Effect of cationic polyacrylamide adsorption kinetics and ionic strength on precipitated calcium carbonate flocculation.

The effect of polymer adsorption kinetics and ionic strength on the dynamics of particle flocculation was quantified using a model system consisting of precipitated calcium carbonate (PCC) and cationic polyacrylamide (CPAM) at a low shear rate. All early flocculations detectable by a photodispersion analyzer (PDA) happened in nonequilibrium polymer adsorption regimes. We observed discrepancies in flocculation rates with the surface coverage theory, which is based on a simple monolayer adsorption model, in both early and late flocculation stages. For instance, the same amount of adsorbed CPAM reached at different polymer doses demonstrated different flocculating capabilities. This highlighted the importance of polymer adsorption kinetics upon flocculation. The transient conformation of the adsorbed CPAM during the kinetic process sometimes even superceded the adsorbed amount in the determination of PCC flocculation.
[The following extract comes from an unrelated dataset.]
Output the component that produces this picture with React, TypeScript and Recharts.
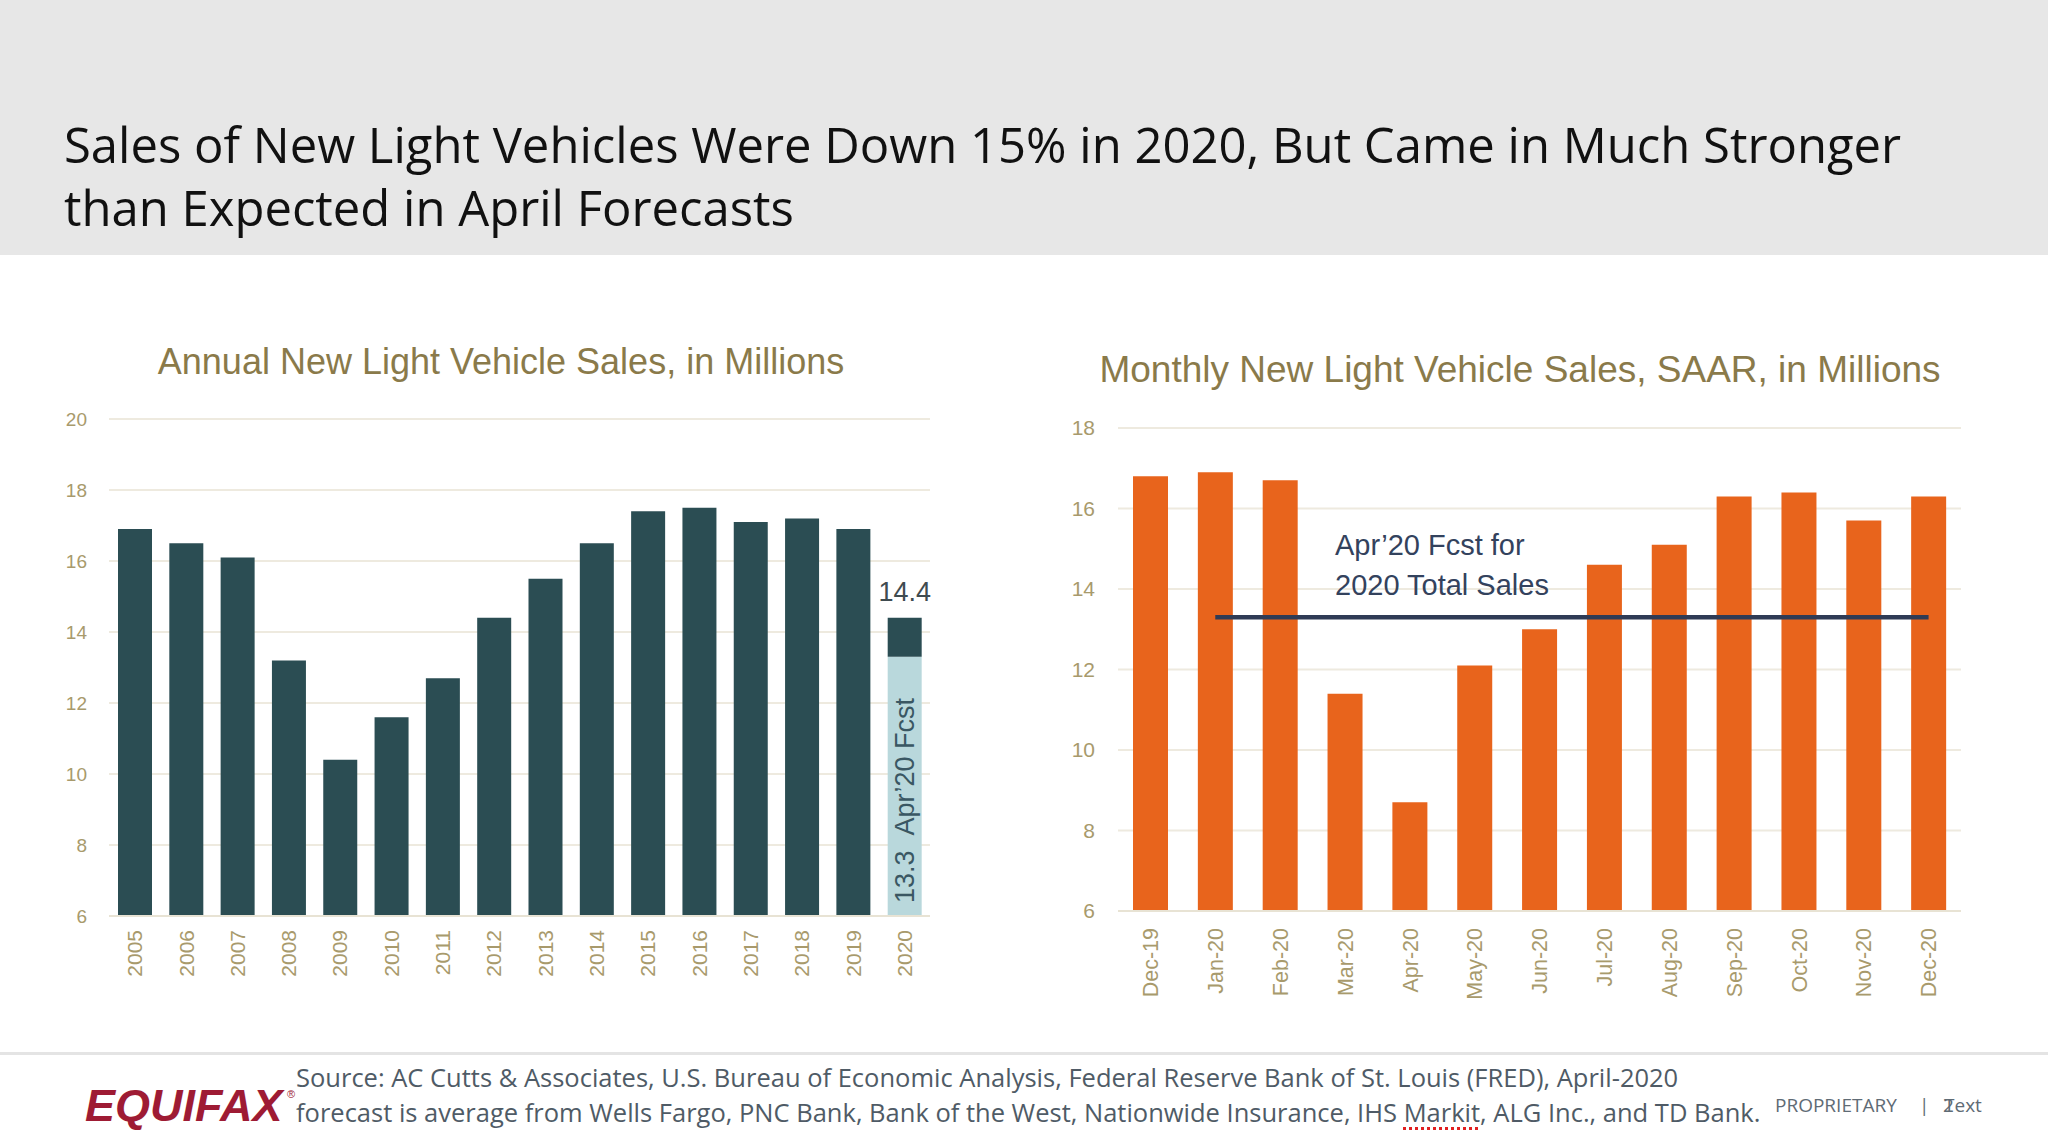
import React from "react"
import { BarChart, Bar, ComposedChart, Line, XAxis, YAxis, CartesianGrid, Cell, LabelList } from "recharts"

const years = ["2005", "2006", "2007", "2008", "2009", "2010", "2011", "2012", "2013", "2014", "2015", "2016", "2017", "2018", "2019", "2020"]
const annualSales = [16.9, 16.5, 16.1, 13.2, 10.4, 11.6, 12.7, 14.4, 15.5, 16.5, 17.4, 17.5, 17.1, 17.2, 16.9, 14.4]
const aprForecast2020 = 13.3
const annualTicks = [6, 8, 10, 12, 14, 16, 18, 20]

const months = ["Dec-19", "Jan-20", "Feb-20", "Mar-20", "Apr-20", "May-20", "Jun-20", "Jul-20", "Aug-20", "Sep-20", "Oct-20", "Nov-20", "Dec-20"]
const monthlySaar = [16.8, 16.9, 16.7, 11.4, 8.7, 12.1, 13.0, 14.6, 15.1, 16.3, 16.4, 15.7, 16.3]
const monthlyTicks = [6, 8, 10, 12, 14, 16, 18]

const DARK = "#2B4D53"
const LIGHT = "#B9D8DC"
const ORANGE = "#E8641C"
const NAVY = "#2F3B55"
const TICK = "#A89A6C"
const TITLE = "#8A7A4A"
const GRID = "#EEEADF"
const SANS = "'Liberation Sans', Arial, sans-serif"
const OPEN = "'Open Sans', 'Noto Sans', sans-serif"

const last = years.length - 1
const annualData = years.map((year, i) => ({
  year,
  base: i === last ? aprForecast2020 : annualSales[i],
  top: i === last ? annualSales[i] - aprForecast2020 : 0,
  fcstLabel: i === last ? aprForecast2020 : undefined,
  totalLabel: i === last ? annualSales[i] : undefined,
}))

const monthlyData = months.map((month, i) => ({
  month,
  saar: monthlySaar[i],
  fcst: i === 0 ? null : aprForecast2020,
}))

const RotTick = (props: any) => {
  const { x, y, payload, fontSize } = props
  return (
    <text
      x={x}
      y={y}
      transform={`rotate(-90 ${x} ${y})`}
      textAnchor="end"
      dy="0.36em"
      fill={TICK}
      fontSize={fontSize}
      fontFamily={SANS}
    >
      {payload.value}
    </text>
  )
}

const box = (props: any) => {
  const vb = props.viewBox && props.viewBox.width !== undefined ? props.viewBox : props
  return { x: Number(vb.x), y: Number(vb.y), width: Number(vb.width), height: Number(vb.height) }
}

const FcstLabel = (props: any) => {
  if (props.value === undefined || props.value === null) return null
  const { x, y, width, height } = box(props)
  const cx = x + width / 2
  const by = y + height - 13
  return (
    <text x={cx} y={by} transform={`rotate(-90 ${cx} ${by})`} textAnchor="start" dy="0.36em" fill="#3A5763" fontSize={27} fontFamily={SANS}>
      {`${props.value}\u00a0\u00a0Apr\u201920 Fcst`}
    </text>
  )
}

const TotalLabel = (props: any) => {
  if (props.value === undefined || props.value === null) return null
  const { x, y, width } = box(props)
  return (
    <text x={x + width / 2} y={y - 17} textAnchor="middle" fill="#3F4B50" fontSize={27} fontFamily={SANS}>
      {props.value}
    </text>
  )
}

function AnnualChart() {
  return (
    <BarChart width={960} height={640} data={annualData} margin={{ top: 39, right: 30, bottom: 24, left: 49 }} barSize={34}>
      <CartesianGrid vertical={false} stroke={GRID} strokeWidth={2} />
      <XAxis
        dataKey="year"
        interval={0}
        height={80}
        tickSize={0}
        tickMargin={14}
        tickLine={false}
        axisLine={{ stroke: "#E8E3D4", strokeWidth: 2 }}
        tick={<RotTick fontSize={21} />}
      />
      <YAxis
        domain={[6, 20]}
        ticks={annualTicks}
        width={60}
        tickSize={0}
        tickMargin={22}
        axisLine={false}
        tickLine={false}
        allowDataOverflow
        tick={{ fill: TICK, fontSize: 19, fontFamily: SANS }}
      />
      <Bar dataKey="base" stackId="a" isAnimationActive={false}>
        {annualData.map((d, i) => (
          <Cell key={d.year} fill={i === last ? LIGHT : DARK} />
        ))}
        <LabelList dataKey="fcstLabel" content={<FcstLabel />} />
      </Bar>
      <Bar dataKey="top" stackId="a" fill={DARK} isAnimationActive={false}>
        <LabelList dataKey="totalLabel" content={<TotalLabel />} />
      </Bar>
    </BarChart>
  )
}

function MonthlyChart() {
  return (
    <ComposedChart width={960} height={640} data={monthlyData} margin={{ top: 48, right: 39, bottom: 19, left: 18 }} barSize={35}>
      <CartesianGrid vertical={false} stroke={GRID} strokeWidth={2} />
      <XAxis
        dataKey="month"
        interval={0}
        height={90}
        tickSize={0}
        tickMargin={17}
        tickLine={false}
        axisLine={{ stroke: "#E8E3D4", strokeWidth: 2 }}
        tick={<RotTick fontSize={21.5} />}
      />
      <YAxis
        domain={[6, 18]}
        ticks={monthlyTicks}
        width={60}
        tickSize={0}
        tickMargin={23}
        axisLine={false}
        tickLine={false}
        allowDataOverflow
        tick={{ fill: TICK, fontSize: 21, fontFamily: SANS }}
      />
      <Bar dataKey="saar" fill={ORANGE} isAnimationActive={false} />
      <Line dataKey="fcst" type="linear" stroke={NAVY} strokeWidth={4.5} dot={false} activeDot={false} isAnimationActive={false} />
    </ComposedChart>
  )
}

export default function App() {
  return (
    <div style={{ position: "absolute", left: 0, top: 0, width: 2048, height: 1143, background: "#fff", overflow: "hidden" }}>
      <div style={{ position: "absolute", left: 0, top: 0, width: 2048, height: 255, background: "#E7E7E7" }} />
      <div style={{ position: "absolute", left: 0, top: 380 }}>
        <AnnualChart />
      </div>
      <div style={{ position: "absolute", left: 1040, top: 380 }}>
        <MonthlyChart />
      </div>
      <svg width={2048} height={1143} style={{ position: "absolute", left: 0, top: 0, pointerEvents: "none" }}>
        <text x={64} y={163} fontFamily={OPEN} fontSize={49} fill="#111">
          Sales of New Light Vehicles Were Down 15% in 2020, But Came in Much Stronger
        </text>
        <text x={64} y={226} fontFamily={OPEN} fontSize={49} fill="#111">
          than Expected in April Forecasts
        </text>
        <text x={501} y={374} textAnchor="middle" fontFamily={SANS} fontSize={36} fill={TITLE}>
          Annual New Light Vehicle Sales, in Millions
        </text>
        <text x={1520} y={382} textAnchor="middle" fontFamily={SANS} fontSize={37} fill={TITLE}>
          Monthly New Light Vehicle Sales, SAAR, in Millions
        </text>
        <text x={1335} y={555} fontFamily={SANS} fontSize={29} fill="#33425D">
          Apr’20 Fcst for
        </text>
        <text x={1335} y={595} fontFamily={SANS} fontSize={29} fill="#33425D">
          2020 Total Sales
        </text>
        <rect x={0} y={1052} width={2048} height={3} fill="#E4E4E4" />
        <text x={85} y={1121} fontFamily={SANS} fontSize={45} fontWeight="bold" fontStyle="italic" fill="#9E1B34">
          EQUIFAX
        </text>
        <text x={287} y={1098} fontFamily={SANS} fontSize={11} fill="#9E1B34">
          ®
        </text>
        <text x={1775} y={1112} fontFamily={OPEN} fontSize={19} fill="#5F6B75">
          PROPRIETARY
        </text>
        <text x={1919} y={1112} fontFamily={OPEN} fontSize={19} fill="#5F6B75">
          |
        </text>
        <text x={1944} y={1112} fontFamily={OPEN} fontSize={19} fill="#5F6B75">
          Text
        </text>
        <text x={1943} y={1112} fontFamily={OPEN} fontSize={19} fill="#5F6B75">
          2
        </text>
      </svg>
      <div
        style={{
          position: "absolute",
          left: 296,
          top: 1060,
          fontFamily: OPEN,
          fontSize: 25.5,
          lineHeight: "35px",
          color: "#4F5B66",
          whiteSpace: "nowrap",
        }}
      >
        Source: AC Cutts &amp; Associates, U.S. Bureau of Economic Analysis, Federal Reserve Bank of St. Louis (FRED), April-2020
        <br />
        forecast is average from Wells Fargo, PNC Bank, Bank of the West, Nationwide Insurance, IHS{" "}
        <span style={{ textDecorationLine: "underline", textDecorationStyle: "dotted", textDecorationColor: "#E02020", textDecorationThickness: 3, textUnderlineOffset: 5 }}>
          Markit
        </span>
        , ALG Inc., and TD Bank.
      </div>
    </div>
  )
}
Both antagonistic and synergetic effects of increased ionic strength on the CPAM-induced PCC aggregation were observed during early flocculation. However, late-stage PCC flocculation shared some similarities, irrespective of polymer dose and ionic strength. Despite the decreased amount of adsorbed polymer from the increased ionic strength, the combination of CPAM and salt, at certain concentrations, demonstrated a synergy to promote PCC aggregation more efficiently than the same amount of the respective components.